By contrast, Ford will testify Thursday in a smaller, more utilitarian committee room with little space for spectators or journalists.
For eight hours, a poised Hill spoke in sometimes explicit terms about Thomas’s alleged harassment, the room growing “unbearably warm” under the “hot glare of the lights and cameras,” she wrote.
By 7:40 p.m., when the first day of the hearing concluded, she was in “excruciating pain” from a preexisting medical condition that had caused tumors in her abdomen.
Underneath her turquoise linen suit, “my body was drenched with perspiration from both the tension and the pain,” Hill wrote.

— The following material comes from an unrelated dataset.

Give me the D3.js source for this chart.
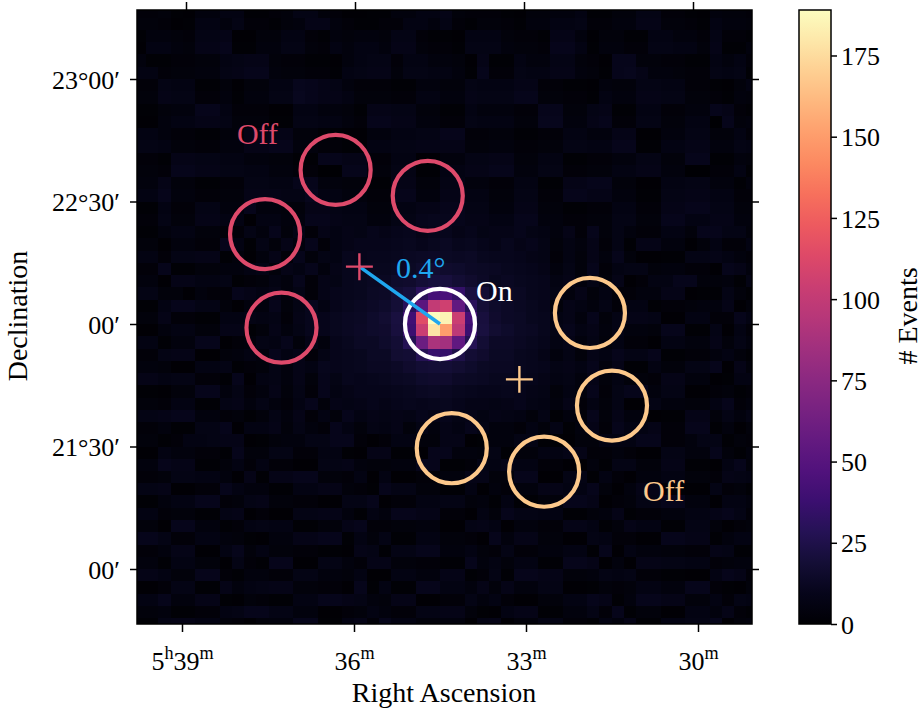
<!DOCTYPE html>
<html>
<head>
<meta charset="utf-8">
<script src="https://cdn.jsdelivr.net/npm/d3@7"></script>
<style>
body { margin: 0; background: #fff; }
svg text { font-family: "Liberation Serif", "Times New Roman", serif; }
</style>
</head>
<body>
<svg id="chart" width="924" height="711"></svg>
<script>
// counts per 0.05 deg bin, base-36 digits; "." = bright core (see peakBlock)
const countRows = [
	"3342155662" + "2347743112" + "2556684333" + "2144556224" + "4773321544" + "3",
	"4431266573" + "3245885322" + "3366573244" + "3255667335" + "5884432655" + "4",
	"2554377811" + "4466325455" + "4773221666" + "4332885144" + "2266553733" + "2",
	"1665488922" + "5577436566" + "5884332777" + "5443996255" + "3377664822" + "5",
	"5223344678" + "8433221567" + "7366554182" + "2655774319" + "9443322656" + "3",
	"6634455789" + "9544332678" + "8477665293" + "3766885429" + "a855433767" + "2",
	"3376622414" + "466a987533" + "3225544766" + "6883322154" + "4776633214" + "6",
	"4487733525" + "577b988644" + "4336655877" + "7994433265" + "5887744325" + "4",
	"2245599633" + "3116655428" + "8774422655" + "5339944782" + "2663355983" + "2",
	"1156688744" + "4227766539" + "9885533766" + "644aa55893" + "3774466094" + "5",
	"6653322447" + "7884422115" + "5667799334" + "4223366558" + "8115577446" + "3",
	"7764433558" + "8995533226" + "6778888445" + "5334477669" + "9226688557" + "6",
	"3328877665" + "5442299883" + "3661155778" + "8446622335" + "5774499225" + "4",
	"4439988776" + "6553300994" + "4772266889" + "9557733446" + "6885500336" + "2",
	"5584422337" + "7669955442" + "2884477553" + "3662288994" + "4116677552" + "5",
	"6695533448" + "8877a66553" + "3995588664" + "4773399885" + "5227788663" + "3",
	"2263377559" + "5544887664" + "4668899775" + "5884422336" + "6338899774" + "4",
	"3374488661" + "6655998775" + "5779aa9886" + "6995533447" + "7449966885" + "5",
	"2256644337" + "5947386879" + "89a89a8978" + "8976583947" + "5336649977" + "4",
	"4415533962" + "7485936899" + "9ab9bcab98" + "a897465837" + "2885514633" + "6",
	"6637788241" + "5839476a9a" + "abcdedcdba" + "a987364859" + "4112277865" + "3",
	"3392244556" + "7486958abb" + "bcdfhgfedc" + "ba98574936" + "7745533198" + "5",
	"5518866723" + "4659387abc" + "cfgjkligeb" + "cba9685748" + "1366994452" + "7",
	"7744153398" + "6857389abd" + "ei......ie" + "dca9758463" + "3558812274" + "2",
	"2269977415" + "5947a69bce" + "fj......jf" + "ecb9486573" + "6623345581" + "4",
	"4483322667" + "6738a9bcdf" + "hm......lg" + "edba685947" + "8871166339" + "6",
	"1156644882" + "4857a9bcef" + "gl......mh" + "fdca796857" + "5549922716" + "3",
	"6625599134" + "7694859bdd" + "fi......ie" + "ecb9685746" + "3316655847" + "5",
	"3378811456" + "5968379abd" + "dh......gd" + "dba8574869" + "7792233564" + "2",
	"5541166723" + "47586a9abc" + "cegijjhfdc" + "cba9786958" + "2264477918" + "4",
	"8867733291" + "6758497a9a" + "bcdfggedcb" + "ba98675846" + "4438855126" + "6",
	"2214499573" + "5847396899" + "9abcdcba99" + "a987465937" + "9957711342" + "3",
	"4436622785" + "7536948789" + "89a9ab9887" + "8976583647" + "1175544693" + "5",
	"7789955342" + "4758364968" + "7879897868" + "7647253948" + "5512288475" + "7",
	"3352277916" + "6847539647" + "6847586975" + "5364725839" + "6683399251" + "4",
	"4423667881" + "2455779931" + "3664488125" + "5772214466" + "6993357724" + "3",
	"1165533294" + "4773366218" + "8221995547" + "2446688335" + "3117755942" + "5",
	"5598822463" + "6331177854" + "4559922376" + "8663311527" + "7448822169" + "4",
	"3347766518" + "2889944361" + "6113355884" + "4991177263" + "1556644387" + "6",
	"7781133965" + "5226688432" + "9774422615" + "3558866941" + "5882211734" + "2",
	"2256699347" + "8443311779" + "1336677452" + "6224499813" + "4779955166" + "5",
	"6634422781" + "3117788526" + "5998833164" + "9776622458" + "2335566897" + "3",
	"4419955236" + "7662244893" + "3445511786" + "1553388624" + "8662277413" + "4",
	"9973366542" + "1558899264" + "7226644319" + "5884411763" + "3119988256" + "6",
	"3358811694" + "6443322187" + "2779955643" + "7335566291" + "6554433872" + "2",
	"5526644173" + "2991177538" + "8443322956" + "4662299815" + "1887766345" + "5",
	"8864499325" + "5337755461" + "1665588237" + "2998844576" + "7332211698" + "3",
	"1137722856" + "7884433192" + "6229966584" + "8557711243" + "4665599321" + "4",
	"6695588214" + "3226699875" + "4881133756" + "3114466982" + "5998844637" + "6",
	"4452233679" + "9775511346" + "5337788421" + "6882255739" + "2441166583" + "2",
	"2278866431" + "4559922683" + "9664455178" + "1447733265" + "8226677914" + "5"
];
// 6x6 core of the source (rows 23-28, cols 22-27)
const peakBlock = [
	[20, 30, 42, 45, 34, 22],
	[30, 52, 100, 106, 56, 30],
	[40, 115, 189, 184, 104, 42],
	[38, 104, 178, 150, 98, 38],
	[28, 60, 90, 86, 55, 28],
	[18, 28, 36, 35, 25, 18]
];
const peakStart = [23, 22];
const binSize = 0.05;
const gridCorner = [1.25, 1.30];   // lon, lat offset of the top-left bin corner
const countMax = 189;

// regions, as sky offsets (deg) from the source: [lon east+, lat north+]
const onRegion = [0, 0];
const offRegionsA = [[0.426, 0.629], [0.050, 0.523], [0.714, 0.367], [0.647, -0.015]];
const offRegionsB = [[-0.612, 0.045], [-0.702, -0.333], [-0.425, -0.603], [-0.048, -0.507]];
const pointings = [[0.329, 0.234], [-0.324, -0.226]];
const regionRadius = 0.143;
const crossSize = 0.055;

const raTicks = [39, 36, 33, 30];
const raLabels = ["5^h39^m", "36^m", "33^m", "30^m"];
const decTicks = [23, 22.5, 22, 21.5, 21];
const decLabels = ["23°00′", "22°30′", "00′", "21°30′", "00′"];
const cbarTicks = [0, 25, 50, 75, 100, 125, 150, 175];

const red = "#de4a6b";
const orange = "#fdc98c";
const blue = "#1fa7ef";

const frame = { x0: 137, y0: 10, x1: 752, y1: 624 };
const tickFs = 26;
const labelFs = 28;

const svg = d3.select("#chart");

const lonX = d3.scaleLinear().domain([0, 1]).range([440, 440 - 245]);
const latY = d3.scaleLinear().domain([0, 1]).range([324, 324 - 245]);
const raBottom = d3.scaleLinear().domain([39, 30]).range([182, 698]);
const raTop = d3.scaleLinear().domain([39, 30]).range([186, 693]);
const decY = d3.scaleLinear().domain([23, 21]).range([79, 569]);
const color = d3.scaleSequential(d3.interpolateMagma).domain([0, countMax]);

// build cells
let cells = [];
countRows.forEach((row, j) => {
	[...row].forEach((ch, k) => {
		let v;
		if (ch === ".") v = peakBlock[j - peakStart[0]][k - peakStart[1]];
		else v = parseInt(ch, 36);
		cells.push({ j, k, v });
	});
});

svg.append("defs").append("clipPath").attr("id", "mapClip")
	.append("rect")
	.attr("x", frame.x0).attr("y", frame.y0)
	.attr("width", frame.x1 - frame.x0).attr("height", frame.y1 - frame.y0);

const map = svg.append("g").attr("clip-path", "url(#mapClip)");

map.selectAll("rect")
	.data(cells)
	.enter()
	.append("rect")
	.attr("x", d => Math.round(lonX(gridCorner[0] - d.k * binSize)))
	.attr("y", d => Math.round(latY(gridCorner[1] - d.j * binSize)))
	.attr("width", d => Math.round(lonX(gridCorner[0] - (d.k + 1) * binSize)) - Math.round(lonX(gridCorner[0] - d.k * binSize)))
	.attr("height", d => Math.round(latY(gridCorner[1] - (d.j + 1) * binSize)) - Math.round(latY(gridCorner[1] - d.j * binSize)))
	.attr("fill", d => color(d.v))
	.attr("shape-rendering", "crispEdges");

const rPx = lonX(0) - lonX(regionRadius);

function drawCircles(list, col) {
	map.selectAll(null)
		.data(list)
		.enter()
		.append("circle")
		.attr("cx", d => lonX(d[0]))
		.attr("cy", d => latY(d[1]))
		.attr("r", rPx)
		.attr("fill", "none")
		.attr("stroke", col)
		.attr("stroke-width", 4.2);
}
drawCircles(offRegionsA, red);
drawCircles(offRegionsB, orange);
drawCircles([onRegion], "#fff");

// line pointing -> source
map.append("line")
	.attr("x1", lonX(pointings[0][0])).attr("y1", latY(pointings[0][1]))
	.attr("x2", lonX(onRegion[0])).attr("y2", latY(onRegion[1]))
	.attr("stroke", blue).attr("stroke-width", 3.5);

pointings.forEach((p, i) => {
	const c = i === 0 ? red : orange;
	map.append("path")
		.attr("d", `M${lonX(p[0] + crossSize)},${latY(p[1])}H${lonX(p[0] - crossSize)}` +
			`M${lonX(p[0])},${latY(p[1] + crossSize)}V${latY(p[1] - crossSize)}`)
		.attr("stroke", c).attr("stroke-width", 2.4).attr("fill", "none");
});

function note(txt, lon, lat, col) {
	map.append("text")
		.attr("x", lonX(lon)).attr("y", latY(lat))
		.attr("fill", col)
		.attr("font-size", 30)
		.text(txt);
}
note("Off", 0.829, 0.735, red);
note("0.4°", 0.180, 0.188, blue);
note("On", -0.147, 0.094, "#fff");
note("Off", -0.829, -0.722, orange);

// frame
svg.append("rect")
	.attr("x", frame.x0).attr("y", frame.y0)
	.attr("width", frame.x1 - frame.x0).attr("height", frame.y1 - frame.y0)
	.attr("fill", "none").attr("stroke", "#000").attr("stroke-width", 1.5);

function styleAxis(g) {
	g.select(".domain").remove();
	g.selectAll(".tick line").attr("stroke", "#000").attr("stroke-width", 1.5);
	g.attr("font-family", null).attr("font-size", tickFs);
	g.selectAll(".tick text").attr("fill", "#000");
}

function superscript(sel) {
	sel.each(function(d) {
		const t = d3.select(this);
		const lab = raLabels[raTicks.indexOf(d)];
		t.text(null);
		let up = false;
		lab.split(/(\^\w)/).filter(s => s.length).forEach(part => {
			if (part[0] === "^") {
				t.append("tspan").attr("font-size", tickFs * 0.7).attr("dy", -tickFs * 0.42).text(part.slice(1));
				up = true;
			} else {
				t.append("tspan").attr("dy", up ? tickFs * 0.42 : 0).text(part);
				up = false;
			}
		});
	});
}

svg.append("g")
	.attr("transform", `translate(0,${frame.y1})`)
	.call(d3.axisBottom(raBottom).tickValues(raTicks).tickSize(8))
	.call(styleAxis)
	.call(g => g.selectAll(".tick text").attr("y", 46).attr("dy", 0).call(superscript));

svg.append("g")
	.attr("transform", `translate(0,${frame.y0})`)
	.call(d3.axisTop(raTop).tickValues(raTicks).tickSize(8).tickFormat(""))
	.call(styleAxis);

svg.append("g")
	.attr("transform", `translate(${frame.x0},0)`)
	.call(d3.axisLeft(decY).tickValues(decTicks).tickSize(7).tickFormat((d, i) => decLabels[i]))
	.call(styleAxis)
	.call(g => g.selectAll(".tick text").attr("x", -17).attr("dy", "0.35em"));

svg.append("g")
	.attr("transform", `translate(${frame.x1},0)`)
	.call(d3.axisRight(decY).tickValues(decTicks).tickSize(7).tickFormat(""))
	.call(styleAxis);

svg.append("text")
	.attr("x", 444).attr("y", 702)
	.attr("text-anchor", "middle")
	.attr("font-size", labelFs)
	.text("Right Ascension");

svg.append("text")
	.attr("transform", "translate(27,316) rotate(-90)")
	.attr("text-anchor", "middle")
	.attr("font-size", labelFs)
	.text("Declination");

// colorbar
const cb = { x: 799, w: 32 };
const cbarY = d3.scaleLinear().domain([0, countMax]).range([frame.y1, frame.y0]);
const grad = svg.select("defs").append("linearGradient")
	.attr("id", "cbGrad")
	.attr("x1", "0%").attr("y1", "100%").attr("x2", "0%").attr("y2", "0%");
d3.range(0, 1.0001, 0.05).forEach(t => {
	grad.append("stop").attr("offset", `${t * 100}%`).attr("stop-color", d3.interpolateMagma(t));
});

svg.append("rect")
	.attr("x", cb.x).attr("y", frame.y0)
	.attr("width", cb.w).attr("height", frame.y1 - frame.y0)
	.attr("fill", "url(#cbGrad)")
	.attr("stroke", "#000").attr("stroke-width", 1.5);

svg.append("g")
	.attr("transform", `translate(${cb.x + cb.w},0)`)
	.call(d3.axisRight(cbarY).tickValues(cbarTicks).tickSize(6))
	.call(styleAxis)
	.call(g => g.selectAll(".tick text").attr("x", 10).attr("dy", "0.35em"));

svg.append("text")
	.attr("transform", "translate(917,316) rotate(-90)")
	.attr("text-anchor", "middle")
	.attr("font-size", labelFs)
	.text("# Events");
</script>
</body>
</html>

Ford is expected to spend much less time before the panel, with each member of the Judiciary Committee allotted five minutes to question her. She will testify first, followed by Kavanaugh. No other witnesses are scheduled.
By contrast, the Hill-Thomas hearings lasted three days. Several witnesses attested to Hill’s truthfulness and said she had previously told them about Thomas’s alleged behavior.
Despite that, the Senate confirmed Thomas by a vote of 52 to 48.
Hill wrote that the testimony of two other women who were not allowed to testify, Angela Wright and Sukari Hardnett, would have helped rebut Thomas’s denial that he ever mistreated his staff.
“In the end, the Senate seemed hostile to hearing from any of us,” she wrote. “Neither Wright nor Hardnett was called, and I was allowed to testify only after public pressure mandated it.”
The gender balance on the committee has shifted since 1991. Four of the Democratic senators questioning Ford will be women. The Republican side, which has no female members, tapped a female sex crimes prosecutor to ask questions.
Ford’s hearing could prove a pivotal moment — the first for a high-court nominee since the #MeToo era radically changed the kind of behavior that is tolerated of public officials and powerful executives.
Since she came forward in an interview with The Washington Post, the 51-year-old research psychologist has stayed entirely out of the public eye. Her lawyers have said she faces death threats.
Hill, too, wrote that she faced threats against her life.
“What happened in October 1991 should not have happened to me or anyone else,” she wrote. “Nevertheless, it did. . . . My life has been forever changed.”